Rafael Edri (רפאל אדרי; 10 September 1937 – 22 June 2024) was an Israeli businessman and politician who served as a Member of the Knesset for the Alignment and Labor Party from 1981 to 1999. He also served as Minister without Portfolio between 1988 and 1990 and briefly as Minister of the Environment in 1990.

==Life and career==
Born in Casablanca in Morocco, Edri emigrated to Israel in 1956. In 1957, Edri became an aide to the head of the Hatzor HaGlilit local council, serving at various times as a clerk, secretary and treasurer. In 1960, Edri was conscripted into service in the Israel Defense Forces, serving for a short time near Tel Hai in the Upper Galilee.

Edri led Mapai and subsequently the Israeli Labor Party in Hazor HaGlilit through three municipal elections in 1965, 1969 and 1973. Edri lost all three elections to a coalition between Mafdal and Gahal (later Likud), but formed successive coalitions in the middle of each term, the first from March 1968 to December 1969, with support from a councillor who left Gahal, and the following two terms, from October 1972 to March 1973 and from February to May 1974, through coalitions with Mafdal and Gahal respectively.

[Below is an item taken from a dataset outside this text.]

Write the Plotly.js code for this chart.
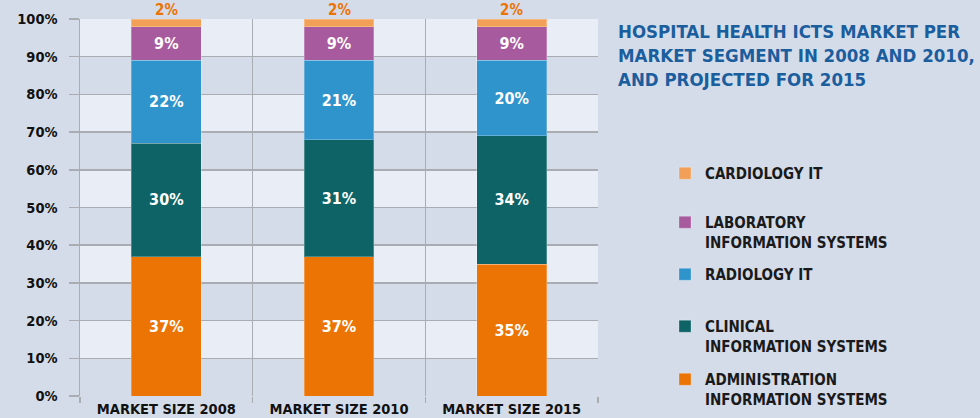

The first coalition ended after the election, while the latter two ended in the middle of the term, with Edri's coalition replaced by one between Mafdal and Gahal. Edri was not re-elected to the council in 1978, and moved to Herzliya Pituah that year.

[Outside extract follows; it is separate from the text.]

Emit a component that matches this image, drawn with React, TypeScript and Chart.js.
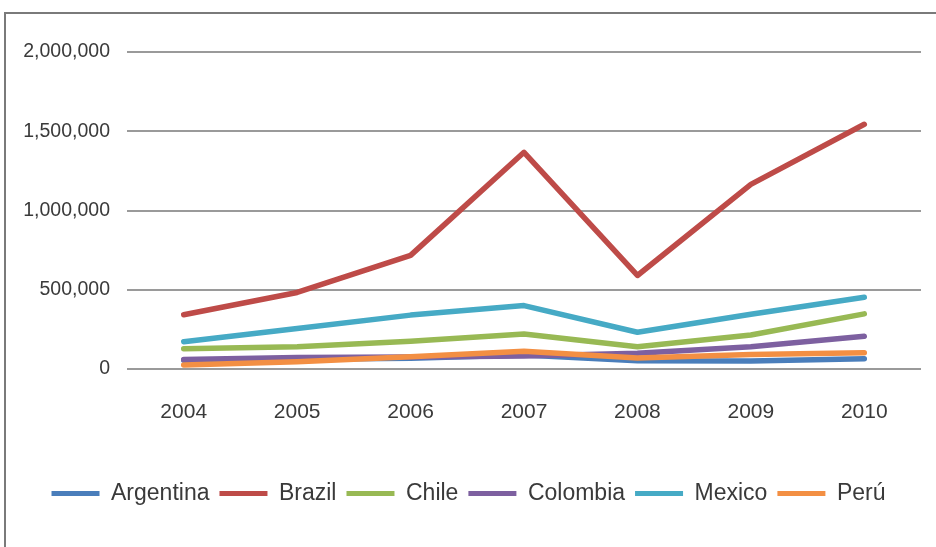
import React, { useEffect, useRef } from "react";
import { Chart, registerables } from "chart.js";

Chart.register(...registerables);

const years = ["2004", "2005", "2006", "2007", "2008", "2009", "2010"];
const argentina = [55000, 62000, 68000, 88000, 52000, 50000, 64000];
const brazil = [342000, 483000, 717000, 1367000, 590000, 1165000, 1544000];
const chile = [128000, 140000, 175000, 221000, 140000, 215000, 348000];
const colombia = [60000, 72000, 76000, 82000, 100000, 140000, 207000];
const mexico = [172000, 255000, 340000, 400000, 232000, 345000, 453000];
const peru = [25000, 45000, 78000, 112000, 70000, 92000, 102000];

const seriesNames = ["Argentina", "Brazil", "Chile", "Colombia", "Mexico", "Perú"];
const seriesColors = ["#4A7EBB", "#BE4B48", "#98B954", "#7D60A0", "#46AAC5", "#F38F43"];
const yTicks = [0, 500000, 1000000, 1500000, 2000000];

const FONT = "'Liberation Sans', Arial, sans-serif";

export default function App() {
  const ref = useRef<HTMLCanvasElement | null>(null);

  useEffect(() => {
    if (!ref.current) return;
    const values = [argentina, brazil, chile, colombia, mexico, peru];
    const chart = new Chart(ref.current, {
      type: "line",
      data: {
        labels: years,
        datasets: values.map((d, i) => ({
          label: seriesNames[i],
          data: d,
          borderColor: seriesColors[i],
          backgroundColor: seriesColors[i],
          borderWidth: 5.5,
          pointRadius: 0,
          pointHoverRadius: 0,
          tension: 0,
          fill: false,
          borderJoinStyle: "round" as const,
          borderCapStyle: "round" as const,
          order: values.length - i,
        })),
      },
      options: {
        responsive: false,
        animation: false,
        layout: { padding: { left: 16, right: 15, top: 52, bottom: 32 } },
        scales: {
          x: {
            type: "category",
            offset: true,
            afterFit: (scale: any) => {
              scale.height = 103;
            },
            grid: { display: false, drawTicks: false },
            border: { display: false },
            ticks: {
              padding: 31,
              color: "#3a3a3a",
              font: { family: FONT, size: 21 },
            },
          },
          y: {
            min: 0,
            max: 2000000,
            afterFit: (scale: any) => {
              scale.width = 111;
            },
            afterBuildTicks: (scale: any) => {
              scale.ticks = yTicks.map((v) => ({ value: v }));
            },
            grid: { color: "#9a9a9a", lineWidth: 2, drawTicks: false },
            border: { display: false },
            ticks: {
              padding: 17,
              color: "#3a3a3a",
              font: { family: FONT, size: 19.5 },
              callback: (v: any) => Number(v).toLocaleString("en-US"),
            },
          },
        },
        plugins: {
          legend: {
            position: "bottom",
            labels: {
              boxWidth: 48,
              boxHeight: 5,
              padding: 10,
              color: "#3a3a3a",
              font: { family: FONT, size: 23 },
              sort: (a: any, b: any) => a.datasetIndex - b.datasetIndex,
              generateLabels: (c: any) =>
                (Chart.defaults.plugins.legend.labels as any)
                  .generateLabels(c)
                  .map((l: any) => ({ ...l, lineWidth: 0, fillStyle: l.strokeStyle })),
            },
          },
          tooltip: { enabled: false },
        },
      },
    });
    return () => chart.destroy();
  }, []);

  return (
    <div style={{ position: "fixed", left: 0, top: 0, width: 936, height: 547, overflow: "hidden", background: "#ffffff" }}>
      <div
        style={{
          position: "absolute",
          left: 4,
          top: 12,
          width: 1000,
          height: 600,
          borderLeft: "2px solid #7a7a7a",
          borderTop: "2px solid #7a7a7a",
        }}
      />
      <canvas ref={ref} width={936} height={547} style={{ position: "absolute", left: 0, top: 0, width: 936, height: 547 }} />
    </div>
  );
}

Edri was first elected to the Knesset in 1981, and was continuously re-elected as a member of Alignment and Labor until 1999. (Note: Edri was assigned the following slots on the Alignment and Labor Party's electoral lists: 7th in 1981, 13th in 1984, 19th in 1988, 33rd in 1992 and 14th in 1996, per the Israel Democracy Institute

) After the 1984 election, he became the Chairman of the Alignment parliamentary group. He also became the Chairman of the Coalition in October 1986 as part of a rotation agreement between Prime Ministers Shimon Peres and Yitzhak Shamir. Edri held the role until the 1988 election, after which he became a Minister without Portfolio in the national unity government. On 7 March 1990, Edri was appointed Minister of Environmental Protection. He resigned the post a week later after the Alignment left the coalition as a result of the dirty trick, during which Edri participated in negotiations with Shas and United Torah Judaism. He then served as a deputy Speaker of the Knesset between 1992 and 1999. Throughout his career, Edri served as a person of contact between the Israeli Government and King Hassan II of Morocco.

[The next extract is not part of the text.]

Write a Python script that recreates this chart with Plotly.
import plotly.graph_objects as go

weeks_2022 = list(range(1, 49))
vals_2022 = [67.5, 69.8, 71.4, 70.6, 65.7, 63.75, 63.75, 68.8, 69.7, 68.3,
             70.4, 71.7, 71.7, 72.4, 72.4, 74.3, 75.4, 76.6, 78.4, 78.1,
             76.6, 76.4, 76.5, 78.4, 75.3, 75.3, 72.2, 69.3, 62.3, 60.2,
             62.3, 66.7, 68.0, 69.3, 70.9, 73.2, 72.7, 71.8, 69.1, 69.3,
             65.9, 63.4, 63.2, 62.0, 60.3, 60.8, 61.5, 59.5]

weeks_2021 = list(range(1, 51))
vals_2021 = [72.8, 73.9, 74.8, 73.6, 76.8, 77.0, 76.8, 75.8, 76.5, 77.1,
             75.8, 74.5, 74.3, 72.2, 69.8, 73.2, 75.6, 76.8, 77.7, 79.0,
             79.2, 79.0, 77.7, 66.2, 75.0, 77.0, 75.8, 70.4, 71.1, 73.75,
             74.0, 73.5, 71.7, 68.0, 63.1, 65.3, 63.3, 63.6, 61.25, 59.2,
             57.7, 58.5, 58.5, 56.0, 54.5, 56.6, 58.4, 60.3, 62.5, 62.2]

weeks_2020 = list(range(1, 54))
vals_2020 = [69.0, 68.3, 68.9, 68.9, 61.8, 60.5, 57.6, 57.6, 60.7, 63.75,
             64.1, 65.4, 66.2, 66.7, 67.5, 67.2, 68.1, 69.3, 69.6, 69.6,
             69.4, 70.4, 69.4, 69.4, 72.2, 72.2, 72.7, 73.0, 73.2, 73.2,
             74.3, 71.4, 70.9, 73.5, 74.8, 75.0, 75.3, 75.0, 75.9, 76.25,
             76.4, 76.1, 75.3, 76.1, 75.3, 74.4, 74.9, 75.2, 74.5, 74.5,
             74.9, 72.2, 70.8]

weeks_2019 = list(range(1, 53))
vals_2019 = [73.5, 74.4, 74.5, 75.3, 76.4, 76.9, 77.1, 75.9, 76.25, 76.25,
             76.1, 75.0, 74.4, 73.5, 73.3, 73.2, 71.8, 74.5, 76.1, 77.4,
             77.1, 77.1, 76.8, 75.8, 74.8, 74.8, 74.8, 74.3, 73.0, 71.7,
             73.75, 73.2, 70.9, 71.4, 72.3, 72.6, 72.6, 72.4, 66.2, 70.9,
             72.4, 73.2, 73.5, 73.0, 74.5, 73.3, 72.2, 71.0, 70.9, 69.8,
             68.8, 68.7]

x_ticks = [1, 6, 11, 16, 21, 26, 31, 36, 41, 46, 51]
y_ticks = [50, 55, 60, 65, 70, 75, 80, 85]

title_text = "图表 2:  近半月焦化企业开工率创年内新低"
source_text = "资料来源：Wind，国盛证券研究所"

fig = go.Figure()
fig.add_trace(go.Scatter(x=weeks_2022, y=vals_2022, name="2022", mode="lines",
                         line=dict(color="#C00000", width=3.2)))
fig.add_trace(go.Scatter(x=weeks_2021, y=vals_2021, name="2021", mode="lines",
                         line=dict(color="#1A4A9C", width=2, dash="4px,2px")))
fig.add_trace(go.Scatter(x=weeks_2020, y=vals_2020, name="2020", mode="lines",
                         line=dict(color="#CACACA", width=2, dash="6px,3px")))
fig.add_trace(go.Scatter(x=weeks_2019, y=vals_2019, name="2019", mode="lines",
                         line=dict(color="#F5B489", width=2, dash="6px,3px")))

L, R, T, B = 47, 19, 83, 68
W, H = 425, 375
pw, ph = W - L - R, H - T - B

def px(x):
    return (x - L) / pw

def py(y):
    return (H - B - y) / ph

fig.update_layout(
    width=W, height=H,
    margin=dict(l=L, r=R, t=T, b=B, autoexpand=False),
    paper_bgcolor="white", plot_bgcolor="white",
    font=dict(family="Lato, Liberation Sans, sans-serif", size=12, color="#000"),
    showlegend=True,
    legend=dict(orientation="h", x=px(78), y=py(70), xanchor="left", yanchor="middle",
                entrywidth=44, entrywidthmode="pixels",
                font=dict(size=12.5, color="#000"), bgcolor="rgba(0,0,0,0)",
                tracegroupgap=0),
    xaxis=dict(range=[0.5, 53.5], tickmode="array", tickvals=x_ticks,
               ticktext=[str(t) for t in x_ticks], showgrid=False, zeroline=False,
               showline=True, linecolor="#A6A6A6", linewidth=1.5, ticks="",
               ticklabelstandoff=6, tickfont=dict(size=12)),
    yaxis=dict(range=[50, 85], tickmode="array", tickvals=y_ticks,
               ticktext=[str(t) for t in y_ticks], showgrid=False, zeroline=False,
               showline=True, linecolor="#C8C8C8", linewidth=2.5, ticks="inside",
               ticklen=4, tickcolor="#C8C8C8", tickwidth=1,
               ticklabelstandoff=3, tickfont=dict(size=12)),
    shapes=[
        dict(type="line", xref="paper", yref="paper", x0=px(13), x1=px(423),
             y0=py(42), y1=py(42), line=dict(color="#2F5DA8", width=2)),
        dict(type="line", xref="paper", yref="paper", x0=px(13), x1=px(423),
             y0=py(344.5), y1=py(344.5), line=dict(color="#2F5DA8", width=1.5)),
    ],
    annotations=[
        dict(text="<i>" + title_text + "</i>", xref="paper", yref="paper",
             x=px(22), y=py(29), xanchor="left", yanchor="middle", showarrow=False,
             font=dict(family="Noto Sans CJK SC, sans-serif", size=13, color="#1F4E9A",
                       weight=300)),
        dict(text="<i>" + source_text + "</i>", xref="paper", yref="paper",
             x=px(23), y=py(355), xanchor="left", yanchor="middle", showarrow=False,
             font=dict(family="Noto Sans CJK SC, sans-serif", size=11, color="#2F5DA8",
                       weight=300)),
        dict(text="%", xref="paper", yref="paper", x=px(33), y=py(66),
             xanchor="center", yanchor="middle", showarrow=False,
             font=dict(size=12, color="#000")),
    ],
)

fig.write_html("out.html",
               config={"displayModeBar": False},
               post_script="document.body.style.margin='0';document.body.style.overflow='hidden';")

Edri also served in several corporate roles. He served as Chairman of the Kiryat Shmona development company for several years beginning in 1970. The company's shares were bought up by Shikun Ovdim and the Kiryat Shmona Local Council in 1973, and in early 1977, Edri became the CEO of Shikun Ovdim. In 1984, He resigned as CEO and became Chairman of the Board. In 1988, Shikun Ovdim began the process of merging with Solel Boneh, and both companies became subsidiaries of a new parent company headed by Edri. Later that year, Shikun Ovdim acquired Solel Boneh. In early 1989, after joining the Israeli Cabinet, Edri stepped down as chairman of Shikun Ovdim's board.

Edri did not seek re-election in 1999. After leaving the Knesset, he advised Togoan presidents Gnassingbé Eyadéma and Faure Gnassingbé on economic and mining affairs. In April 2005, he was nominated to chair the board of Bezeq, then a state-owned corporation. Edri was appointed to the board, but didn't become its chairman due to Bezeq's privatiztion in May.

Edri first married a Danish Jewish immigrant named Joanne. The two divorced in 1987 after it was discovered that Edri had an affair with Annie-Claude Amar, the daughter of Moroccan Jewish businessman David Amar. Edri Married Annie-Claude in 1988, and she died on 6 August 1993. Edri died on 22 June 2024, at the age of 86.